§ Prompt
From the material below, list every line containing "matplotlib".

§ Given data
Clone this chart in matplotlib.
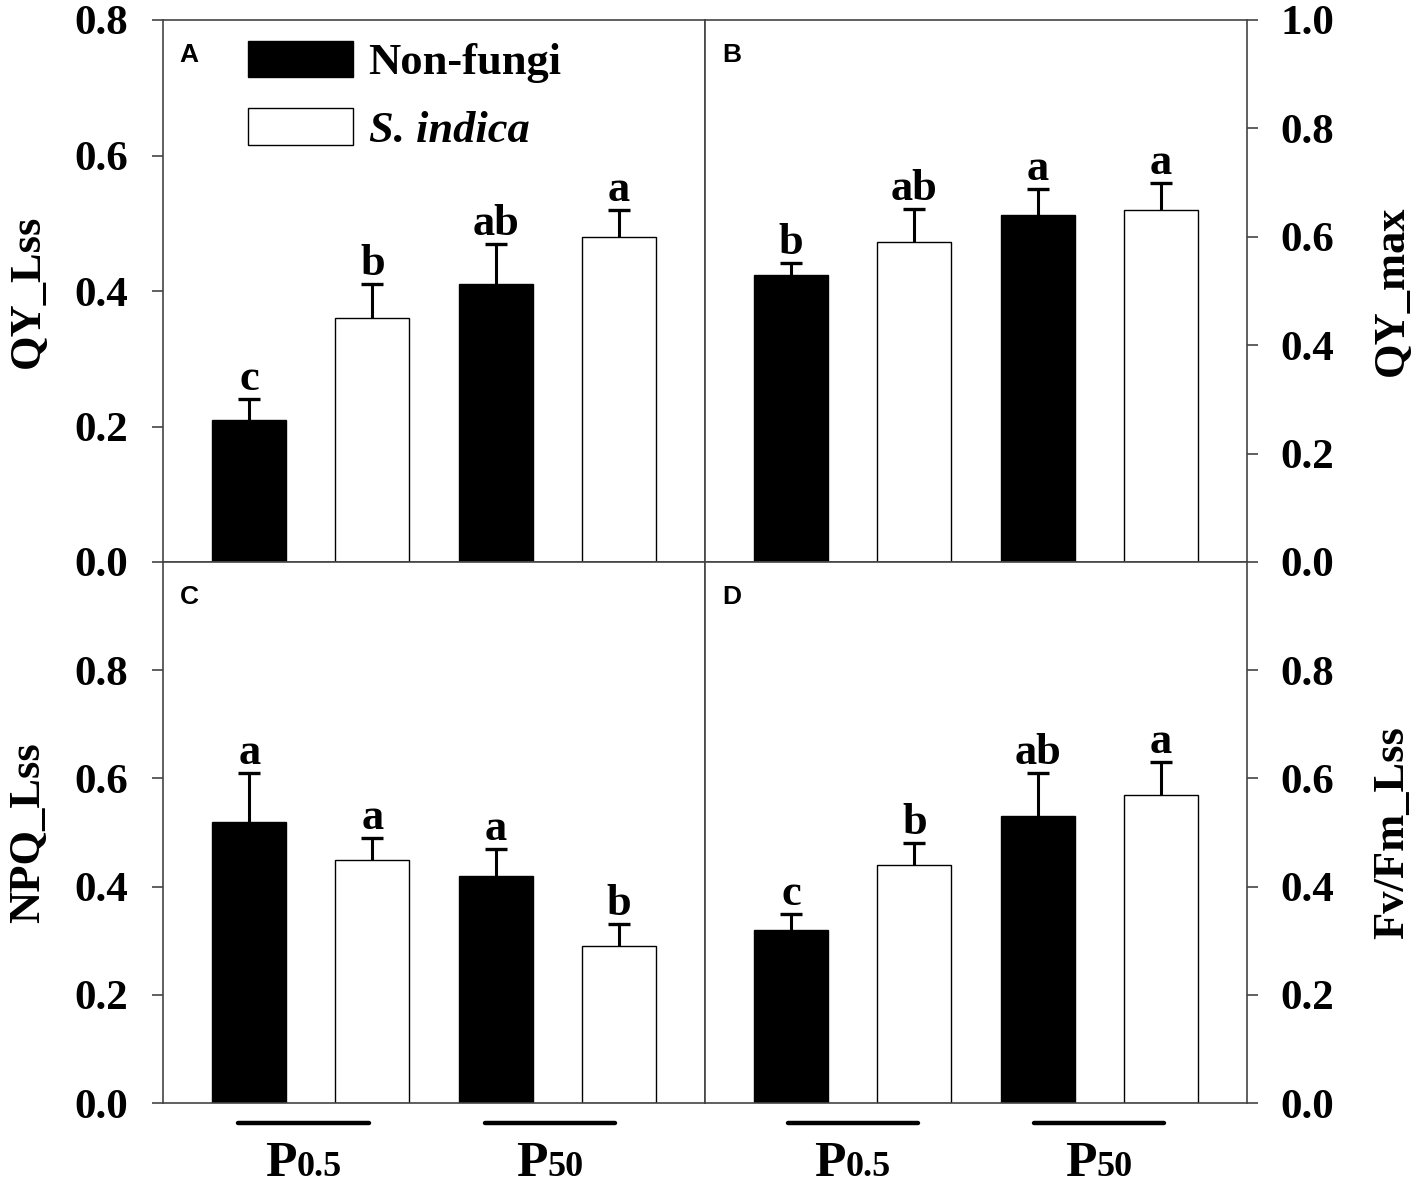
import matplotlib
matplotlib.use("Agg")
import matplotlib.pyplot as plt  # noqa: E402
from matplotlib.offsetbox import TextArea, HPacker, AnnotationBbox  # noqa: E402
import matplotlib.transforms as mtransforms  # noqa: E402

SERIF = "Liberation Serif"
SANS = "Liberation Sans"

# data
treatments = ["Non-fungi", "S. indica", "Non-fungi", "S. indica"]
groups = [("P", "0.5"), ("P", "50")]

qy_lss = [0.21, 0.36, 0.41, 0.48]
qy_lss_top = [0.24, 0.41, 0.47, 0.52]
qy_lss_sig = ["c", "b", "ab", "a"]

qy_max = [0.53, 0.59, 0.64, 0.65]
qy_max_top = [0.552, 0.651, 0.689, 0.70]
qy_max_sig = ["b", "ab", "a", "a"]

npq_lss = [0.52, 0.45, 0.42, 0.29]
npq_lss_top = [0.61, 0.49, 0.47, 0.33]
npq_lss_sig = ["a", "a", "a", "b"]

fvfm_lss = [0.32, 0.44, 0.53, 0.57]
fvfm_lss_top = [0.35, 0.48, 0.61, 0.63]
fvfm_lss_sig = ["c", "b", "ab", "a"]

panels = [
    ("A", "QY_Lss", qy_lss, qy_lss_top, qy_lss_sig, 0.8, [0, 0.2, 0.4, 0.6, 0.8], "left"),
    ("B", "QY_max", qy_max, qy_max_top, qy_max_sig, 1.0, [0, 0.2, 0.4, 0.6, 0.8, 1.0], "right"),
    ("C", "NPQ_Lss", npq_lss, npq_lss_top, npq_lss_sig, 1.0, [0, 0.2, 0.4, 0.6, 0.8], "left"),
    ("D", "Fv/Fm_Lss", fvfm_lss, fvfm_lss_top, fvfm_lss_sig, 1.0, [0, 0.2, 0.4, 0.6, 0.8], "right"),
]

W, H = 1417, 1187
fig = plt.figure(figsize=(W / 100, H / 100), dpi=100)

x0, xm, x1 = 163, 705, 1247
y0, ym, y1 = 20, 562, 1103
boxes = {
    "A": (x0, ym, xm - x0, ym - y0),
    "B": (xm, ym, x1 - xm, ym - y0),
    "C": (x0, y1, xm - x0, y1 - ym),
    "D": (xm, y1, x1 - xm, y1 - ym),
}

xpos = list(range(len(treatments)))
colors = ["black", "white", "black", "white"]

for letter, ylab, vals, tops, sig, ymax, yticks, side in panels:
    left, bottom, w, h = boxes[letter]
    ax = fig.add_axes([left / W, (H - bottom) / H, w / W, h / H])

    ax.bar(xpos, vals, width=0.6, color=colors, edgecolor="black", linewidth=1.0, zorder=2)
    upper = [t - v for t, v in zip(tops, vals)]
    eb = ax.errorbar(xpos, vals, yerr=[[0] * len(vals), upper], fmt="none",
                     ecolor="black", elinewidth=2.2, capsize=8, capthick=2.4, zorder=3)
    for cap in eb[1]:
        if list(cap.get_ydata()) == list(vals):
            cap.set_visible(False)

    for xi, t, s in zip(xpos, tops, sig):
        ax.annotate(s, xy=(xi, t), xytext=(0, 6.5), textcoords="offset points",
                    ha="center", va="baseline", fontsize=32, fontweight="bold",
                    family=SERIF)

    ax.set_xlim(-0.7, 3.7)
    ax.set_ylim(0, ymax)
    ax.set_xticks([])
    ax.set_yticks(yticks)
    ax.set_yticklabels([f"{v:.1f}" for v in yticks], fontsize=31,
                       fontweight="bold", family=SERIF)
    for sp in ax.spines.values():
        sp.set_color("#444444")
        sp.set_linewidth(1.2)

    if side == "right":
        ax.yaxis.tick_right()
        ax.tick_params(axis="y", direction="out", length=8, width=1.2,
                       color="#444444", pad=16, left=False, right=True)
        ax.yaxis.set_label_position("right")
        ax.set_ylabel(ylab, fontsize=32, fontweight="bold", family=SERIF,
                      rotation=90)
        ax.yaxis.set_label_coords(1.231, 0.5)
    else:
        ax.tick_params(axis="y", direction="out", length=8, width=1.2,
                       color="#444444", pad=17)
        ax.set_ylabel(ylab, fontsize=32, fontweight="bold", family=SERIF)
        ax.yaxis.set_label_coords(-0.212, 0.5)

    ax.text(0.031, 0.957, letter, transform=ax.transAxes, ha="left", va="top",
            fontsize=19, fontweight="bold", family=SANS)

    if letter == "A":
        leg = ax.legend(ax.patches[:2], treatments[:2], loc="upper left",
                        bbox_to_anchor=(0.157, 0.962), frameon=False,
                        prop={"family": SERIF, "weight": "bold", "size": 32},
                        handlelength=2.35, handleheight=0.9, handletextpad=0.36,
                        labelspacing=0.56, borderpad=0, borderaxespad=0)
        leg.get_texts()[1].set_fontstyle("italic")

    if letter in ("C", "D"):
        shift = -0.06 if letter == "C" else 0.0
        trans = mtransforms.blended_transform_factory(ax.transData, ax.transAxes)
        for gi, (big, small) in enumerate(groups):
            xc = (xpos[2 * gi] + xpos[2 * gi + 1]) / 2 + shift
            ax.plot([xc - 0.53, xc + 0.53], [-0.037, -0.037], transform=trans,
                    color="black", lw=3.2, solid_capstyle="round", clip_on=False)
            pack = HPacker(children=[
                TextArea(big, textprops=dict(fontsize=37, fontweight="bold", family=SERIF)),
                TextArea(small, textprops=dict(fontsize=26, fontweight="bold", family=SERIF)),
            ], align="baseline", pad=0, sep=0)
            ab = AnnotationBbox(pack, (xc, -0.112), xycoords=trans, frameon=False,
                                box_alignment=(0.5, 0.5), annotation_clip=False)
            ax.add_artist(ab)

fig.savefig("out.png", dpi=100)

§ Solution to the problem
Clone this chart in matplotlib.
import matplotlib
matplotlib.use("Agg")
import matplotlib.pyplot as plt  # noqa: E402
from matplotlib.offsetbox import TextArea, HPacker, AnnotationBbox  # noqa: E402
import matplotlib.transforms as mtransforms  # noqa: E402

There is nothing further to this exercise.